June 10, 2013



Restaurant owners, bar managers and patrons in Carroll said a new idea to lower the legal blood-alcohol limit to drive from .08 percent to .05 is bad for business and social drinking.

"We hope it doesn't happen," said Ben Badding, manager at Kerp's Tavern. "People are going to be afraid to go out. People aren't going to want to risk" drinking small amounts of alcohol and driving.

The National Transportation Safety Board reported last month that a driver at .08 percent is twice as likely to get in a crash as one at .05 percent - the limit it recommended state lawmakers to adopt.

"This finding indicates that a major shift in public perception with respect to alcohol impairment is needed," the safety board wrote. "Many people believe that if a driver's (blood-alcohol concentration) is under the legal limit of .08, the driver is safe to drive. In reality, by the time a driver's (concentration) reaches 0.08, his or her fatal crash risk has at least doubled, and some studies indicate it may be many times higher."

Capt. Mark Heino, of the Carroll Police Department, agreed with the board's reasoning.

"I think the science behind lowering the limit is good," Heino said. "There are some studies that pretty definitively show that the lower the alcohol threshold, the safer the highways become."

But some in Carroll think the recommendation to lower the limit goes too far.

"It's a double-edged sword," said Josh Tigges, manager at B&S's 529. "Yes, you want the business, but you don't want anybody to get hurt. You want people to enjoy themselves.

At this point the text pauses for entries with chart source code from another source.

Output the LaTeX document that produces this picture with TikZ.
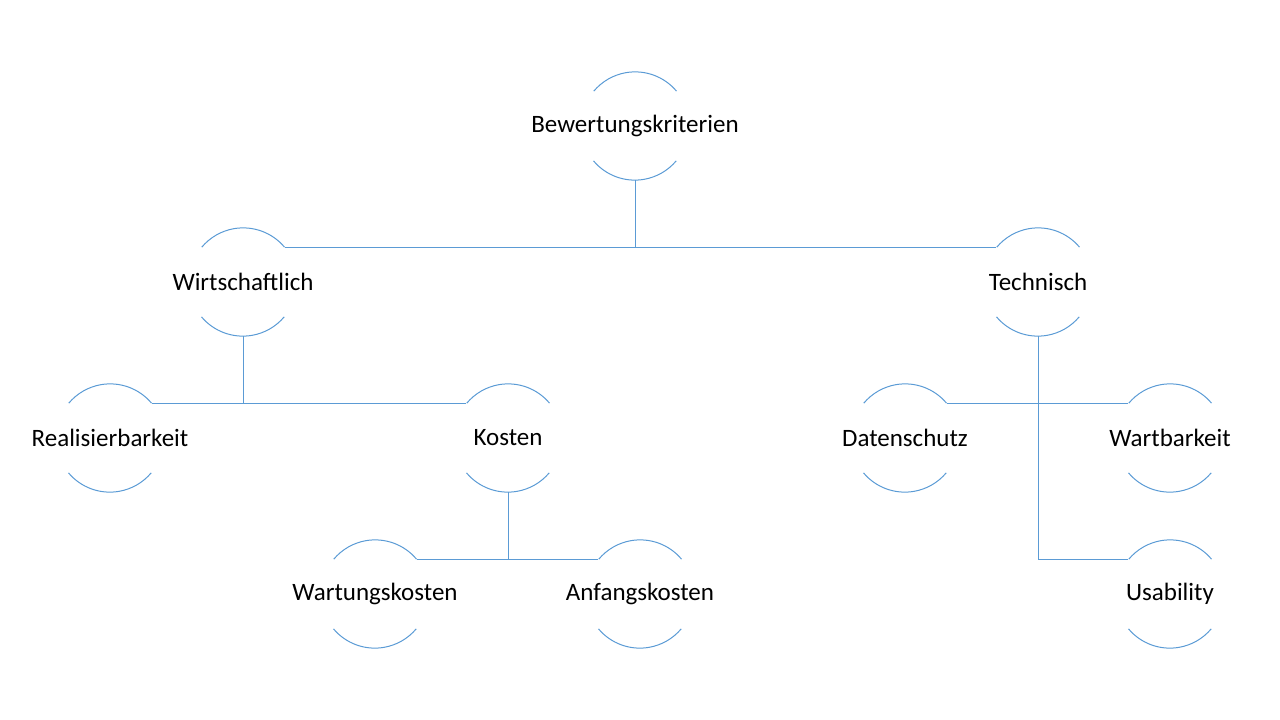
\documentclass[tikz,border=0pt]{standalone}
\usepackage{fontspec}
\setmainfont{Carlito}
\definecolor{linienblau}{HTML}{5B9BD5}
\tikzset{
  kreis/.style={circle, inner sep=0pt, minimum size=108pt,
    label={[font=\fontsize{25}{30}\selectfont]center:#1}},
  linie/.style={draw=linienblau, line width=1pt}
}

\begin{document}
\begin{tikzpicture}[x=1pt, y=1pt]
  \useasboundingbox (0,0) rectangle (1280,-720);
  % Knoten
  \node[kreis=Bewertungskriterien] (root) at (635,-126) {};
  \node[kreis=Wirtschaftlich] (wirt) at (243,-282) {};
  \node[kreis=Technisch] (tech) at (1038,-282) {};
  \node[kreis=Realisierbarkeit] (real) at (110,-438) {};
  \node[kreis=Kosten] (kost) at (508,-438) {};
  \node[kreis=Wartungskosten] (wart) at (375,-594) {};
  \node[kreis=Anfangskosten] (anf) at (640,-594) {};
  \node[kreis=Datenschutz] (daten) at (905,-438) {};
  \node[kreis=Wartbarkeit] (wartb) at (1170,-438) {};
  \node[kreis=Usability] (usab) at (1170,-594) {};
  % Boegen
  \foreach \n in {root,wirt,tech,real,kost,wart,anf,daten,wartb,usab}
    \draw[linie] (\n.40) arc[start angle=40, end angle=140, radius=54]
                 (\n.220) arc[start angle=220, end angle=320, radius=54];
  % Verbindungen
  \draw[linie] (root.south) -- (root.south |- wirt.40);
  \draw[linie] (wirt.40) -- (tech.140);
  \draw[linie] (wirt.south) -- (wirt.south |- real.40);
  \draw[linie] (real.40) -- (kost.140);
  \draw[linie] (kost.south) -- (kost.south |- wart.40);
  \draw[linie] (wart.40) -- (anf.140);
  \draw[linie] (daten.40) -- (wartb.140);
  \draw[linie] (tech.south) |- (usab.140);
\end{tikzpicture}
\end{document}
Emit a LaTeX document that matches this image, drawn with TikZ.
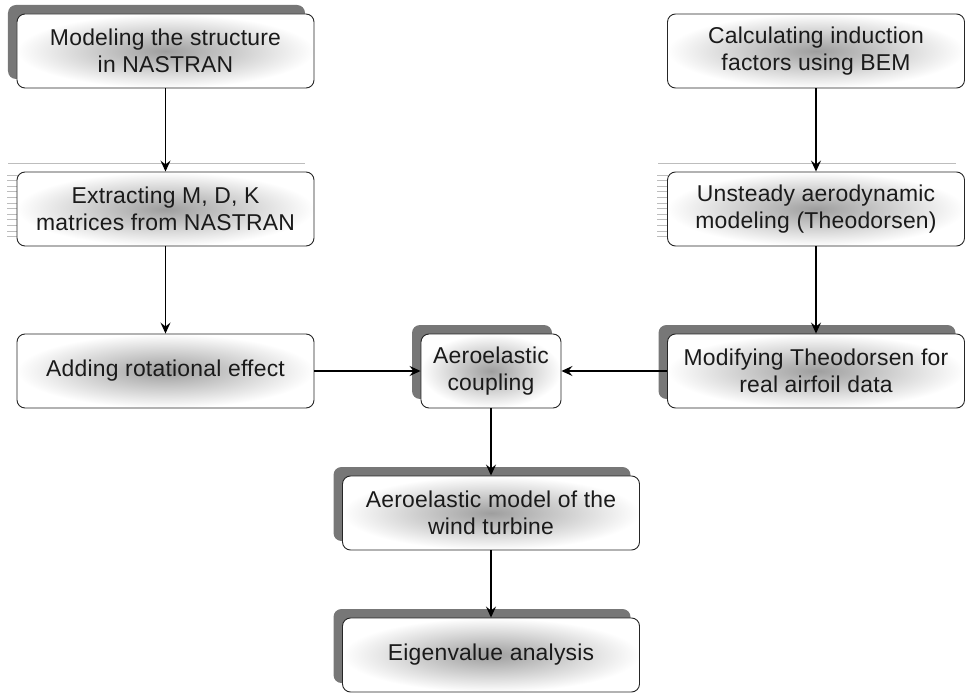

"If you move it from .08 to .05, it might hurt the casual drinker - just getting done with work and want to come in and have one, two beers, just after work to socialize and see people before they go home."

Iowa lawmakers last changed the legal limit to drive in 2003, when it was one of the last states to drop the legal blood-alcohol concentration from .10 percent to .08.

The safety board said the change resulted in up to 15 percent fewer alcohol-related crashes in all states.

Heino said the city police department averages between 50 and 60 drunken-driving arrests each year.

Those who exceed the legal alcohol limit to drive in Iowa can be charged with operating while intoxicated, for which the punishment for a first offense is up to one year in jail, a revoked license and a fine of up to $1,875. Those who are convicted of the crime in Carroll County are most often sentenced to 60 days in jail with 58 of those days suspended.

There has been little legislative feedback on the safety board's proposal from state or federal lawmakers. The last time a limit change was proposed, states were required to adopt the drop from .10 percent to .08 or risk losing federal funding for roads.

Another potential obstacle for restaurant owners and workers if a lower limit is approved is making sure their patrons are within that limit.

"Right now, there are certain things that we look for to basically identify people who we don't want to serve further if they're going to be driving," said John Guinan, owner of the Santa Maria Winery. "We're going to have to find out what the difference is as far as behavior between .05 and .08, but I don't know if short of running a blood test if there's any way for us to do that."

Beyond the problems caused for restaurants, the question remains: will this change reduce the number of drunken-driving incidents?

"The thing is, lowering the limit, I don't know it would help," Tigges said. "I think they'd get more OWIs, but what is the actual limit where you think you're all right to drive?"

Adam Underberg, 37, a general contractor in Carroll who frequents B&S's, said most people are responsible drivers and that the lower limit won't deter those who aren't.

"I don't think it comes down to blood alcohol content," he said. "I think it's down to the person."

Heino doubts the change, if adopted by state lawmakers, would make a big difference in the number of OWI arrests in Carroll each year, but he hopes the discussion pushes drivers to not take chances with alcohol.

"As law-enforcement officers our first interest is public safety, so if we can lower the number of incidents that's fine. We like that," Heino said. "But I think we also recognize that there are some people that might not even reach that threshold that shouldn't be driving. The .05 that's proposed isn't a magic number; it's just a number."